Courtesy of WOWSA, Huntington Beach, California.
Sometimes a great athlete makes a sustained break like Jordan Wilimovsky at the 2015 FINA World Championships or a strategic surge like Oussama Mellouli at the 2012 Olympic 10K marathon swim and are able to pull away from the lead pack. In these cases, the superior athlete with speed and stamina in excess are able to swim away from the pack.
But in many cases from an elite competition to a competitive masters race when a lone swimmer is followed by a pack, it is the lone swimmer who is swallowed up by the trailing pack especially towards the end of the race.
In our observations of several hundreds of competitive races around the world in both freshwater and salt water, in both calm and turbulent conditions, in both professional and amateur races, this is especially true in races where there are loop courses, but it is also true in point-to-point and out-and-back courses.
Of course, the pack is able to draft off one another and push each other emotionally. This gives the pack significantly advantages over the solo leader since the sole leader has no one to draft off of and makes solo navigational decisions. Meanwhile in response, the pack literally makes an effective collective decision on the best course to take. This phenomena seems to be rooted in the animal kingdom.
A recent paper in Applied Animal Behaviour Science [Isolation impairs cognition in a social fish by Manuela Lombardi Brandão, Victoria A. Braithwaite, and Eliane Gonçalves-de-Freitas] reports that fish in group settings are able to learn better and faster than single fish swimming alone.

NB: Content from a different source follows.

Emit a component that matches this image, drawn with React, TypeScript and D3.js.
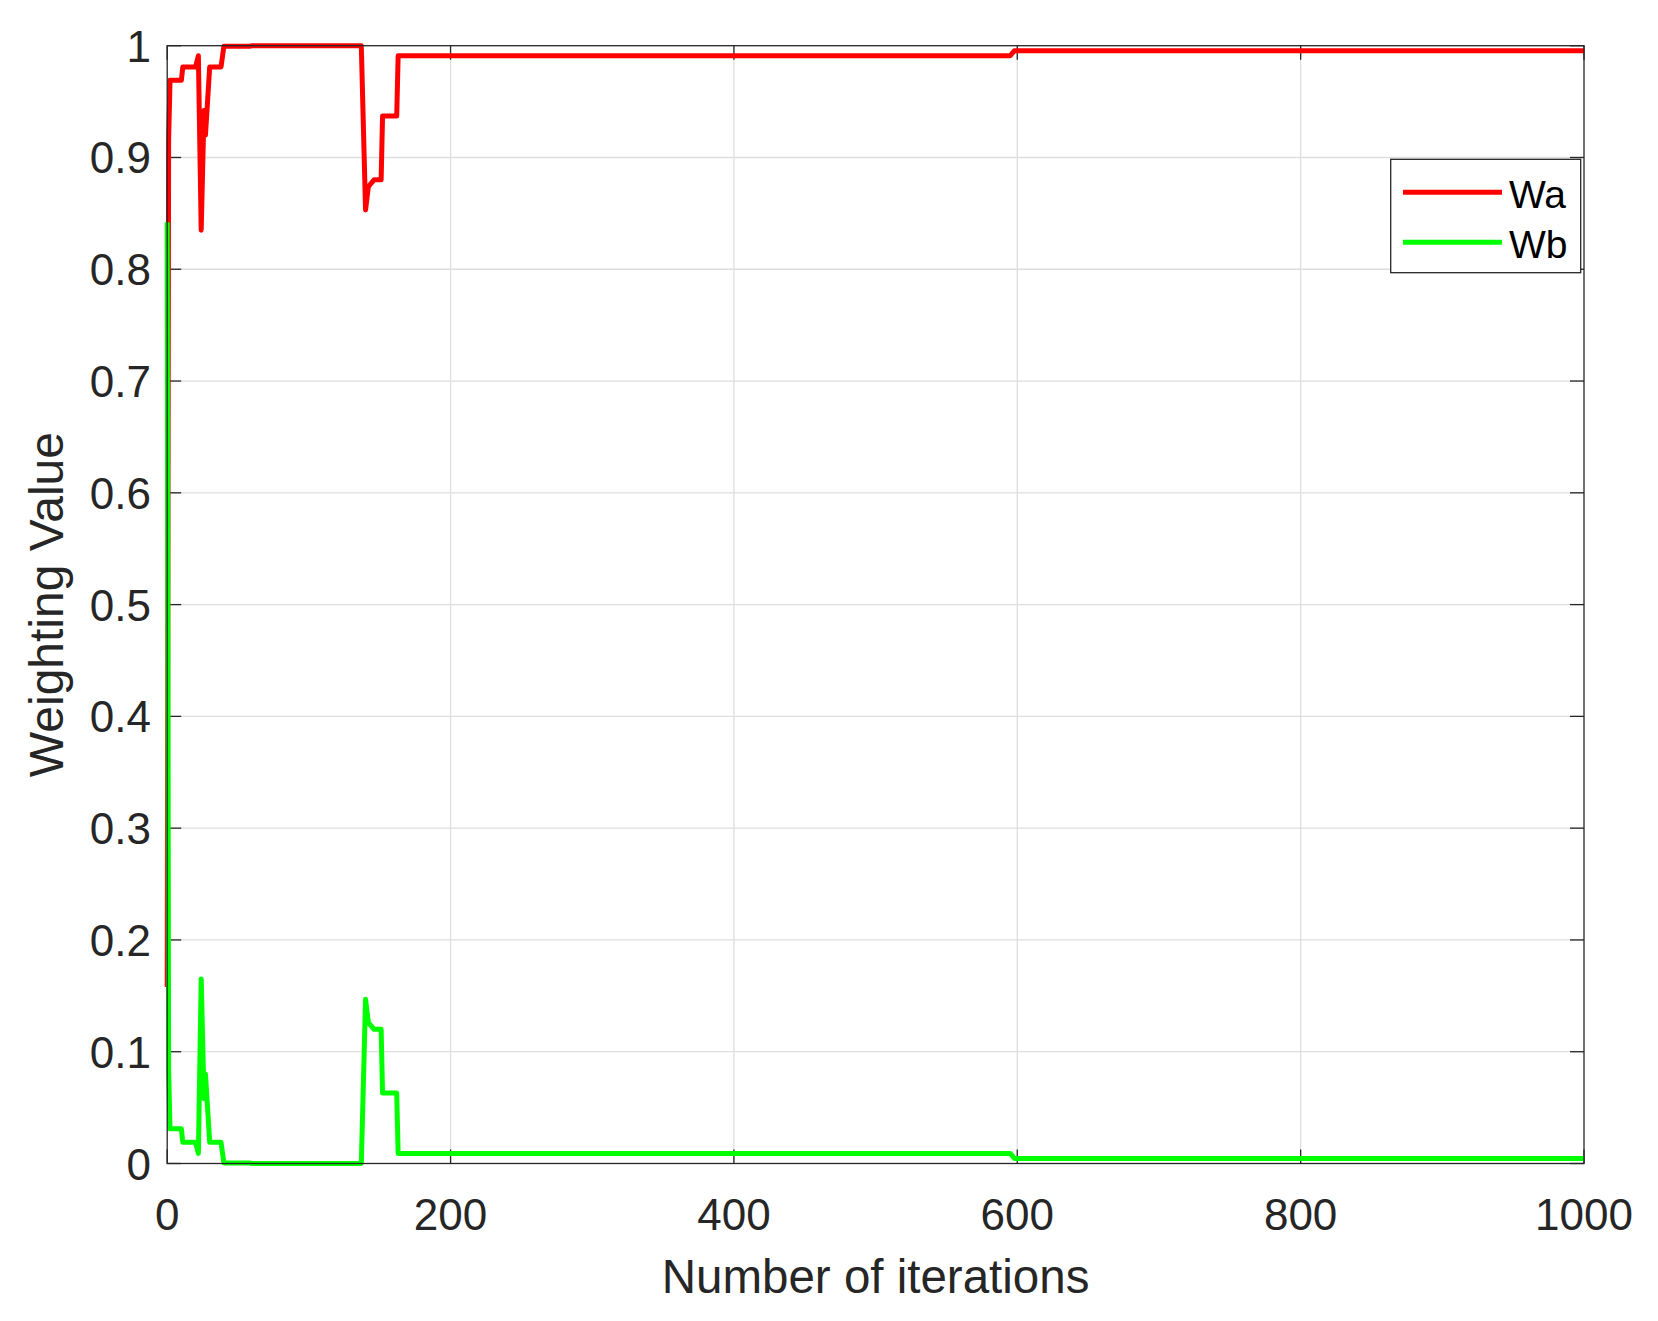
import * as d3 from "d3";
import React, { useEffect, useRef } from "react";

// iteration breakpoints (line is linear between them)
const iterations = [0, 1, 2, 10, 11, 20, 22, 24, 26, 27, 30, 38, 40, 58, 60, 137, 140, 142, 146, 151, 152, 162, 163, 595, 598, 1000];
const waValues = [0.158, 0.916, 0.969, 0.969, 0.981, 0.981, 0.991, 0.835, 0.942, 0.92, 0.981, 0.981, 0.9995, 0.9995, 1.0, 1.0, 0.853, 0.874, 0.88, 0.88, 0.937, 0.937, 0.991, 0.991, 0.9955, 0.9955];
const wbValues = [0.842, 0.084, 0.031, 0.031, 0.019, 0.019, 0.009, 0.165, 0.058, 0.08, 0.019, 0.019, 0.0005, 0.0005, 0, 0, 0.147, 0.126, 0.12, 0.12, 0.063, 0.063, 0.009, 0.009, 0.0045, 0.0045];

const xTicks = [0, 200, 400, 600, 800, 1000];
const yTicks = [0, 0.1, 0.2, 0.3, 0.4, 0.5, 0.6, 0.7, 0.8, 0.9, 1];

const seriesNames = ["Wa", "Wb"];
const seriesColors = ["#ff0000", "#00ff00"];

const App = () => {
  const ref = useRef<SVGSVGElement>(null);

  useEffect(() => {
    const W = 1658;
    const H = 1321;
    const left = 167.2, right = 1584, top = 45.7, bottom = 1163.5;
    const axisColor = "#262626";
    const font = "'Liberation Sans', Arial, Helvetica, sans-serif";

    const svg = d3.select(ref.current);
    svg.selectAll("*").remove();
    svg.attr("width", W).attr("height", H);

    const x = d3.scaleLinear().domain([0, 1000]).range([left, right]);
    const y = d3.scaleLinear().domain([0, 1]).range([bottom, top]);

    svg.append("rect").attr("width", W).attr("height", H).attr("fill", "#fff");

    // grid
    const grid = svg.append("g").attr("stroke", "#dedede").attr("stroke-width", 1.3);
    xTicks.slice(1, -1).forEach((t) => {
      grid.append("line").attr("x1", x(t)).attr("x2", x(t)).attr("y1", top).attr("y2", bottom);
    });
    yTicks.slice(1, -1).forEach((t) => {
      grid.append("line").attr("x1", left).attr("x2", right).attr("y1", y(t)).attr("y2", y(t));
    });

    // inward ticks on all four sides
    const tickLen = 14;
    const ticks = svg.append("g").attr("stroke", axisColor).attr("stroke-width", 1.3);
    xTicks.forEach((t) => {
      ticks.append("line").attr("x1", x(t)).attr("x2", x(t)).attr("y1", bottom).attr("y2", bottom - tickLen);
      ticks.append("line").attr("x1", x(t)).attr("x2", x(t)).attr("y1", top).attr("y2", top + tickLen);
    });
    yTicks.forEach((t) => {
      ticks.append("line").attr("x1", left).attr("x2", left + tickLen).attr("y1", y(t)).attr("y2", y(t));
      ticks.append("line").attr("x1", right).attr("x2", right - tickLen).attr("y1", y(t)).attr("y2", y(t));
    });

    // tick labels
    const labels = svg.append("g").attr("fill", axisColor).attr("font-family", font).attr("font-size", 44);
    xTicks.forEach((t) => {
      labels.append("text").attr("x", x(t)).attr("y", 1230).attr("text-anchor", "middle").text(String(t));
    });
    yTicks.forEach((t) => {
      labels.append("text").attr("x", 151).attr("y", y(t) + 16).attr("text-anchor", "end").text(d3.format("~g")(t));
    });

    // axis titles
    svg.append("text")
      .attr("x", (left + right) / 2).attr("y", 1293)
      .attr("text-anchor", "middle").attr("font-family", font).attr("font-size", 47.5).attr("fill", axisColor)
      .text("Number of iterations");
    svg.append("text")
      .attr("transform", `translate(63,${(top + bottom) / 2}) rotate(-90)`)
      .attr("text-anchor", "middle").attr("font-family", font).attr("font-size", 48).attr("fill", axisColor)
      .text("Weighting Value");

    // lines
    const line = d3.line<number>()
      .x((_, i) => x(iterations[i]))
      .y((d) => y(d));

    [waValues, wbValues].forEach((vals, k) => {
      svg.append("path")
        .datum(vals)
        .attr("fill", "none")
        .attr("stroke", seriesColors[k])
        .attr("stroke-width", 5)
        .attr("stroke-linejoin", "round")
        .attr("d", line);
    });

    // box
    svg.append("rect")
      .attr("x", left).attr("y", top).attr("width", right - left).attr("height", bottom - top)
      .attr("fill", "none").attr("stroke", axisColor).attr("stroke-width", 1.3);

    // legend
    const lg = svg.append("g");
    lg.append("rect")
      .attr("x", 1390.7).attr("y", 159.3).attr("width", 190).attr("height", 113.4)
      .attr("fill", "#fff").attr("stroke", axisColor).attr("stroke-width", 1.3);
    seriesNames.forEach((name, k) => {
      const ly = 192.3 + k * 50;
      lg.append("line")
        .attr("x1", 1403).attr("x2", 1502).attr("y1", ly).attr("y2", ly)
        .attr("stroke", seriesColors[k]).attr("stroke-width", 5);
      lg.append("text")
        .attr("x", 1509).attr("y", ly + 16)
        .attr("font-family", font).attr("font-size", 39).attr("fill", "#000")
        .text(name);
    });
  }, []);

  return (
    <div>
      <svg ref={ref} style={{ position: "absolute", left: 0, top: 0, display: "block" }} />
    </div>
  );
};

export default App;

Scientists have identified that schooling fish observe and learn from each other and have evidence that it is related to spatial learning.
To test this theory, scientists divided a school of fish into 14 social fish and 15 loners. They kept the social fish grouped together while they placed the loners into single-fish isolation tanks. Both groups swam through a simple T-shaped maze with yellow marks identifying food and green marks indicating no food. 50% of socialized fish learned to associate yellow with food while only 20% of the 15 isolated fish were able to learn the same.
Swim as a loner or swim in a school – which do you prefer in a competitive environment?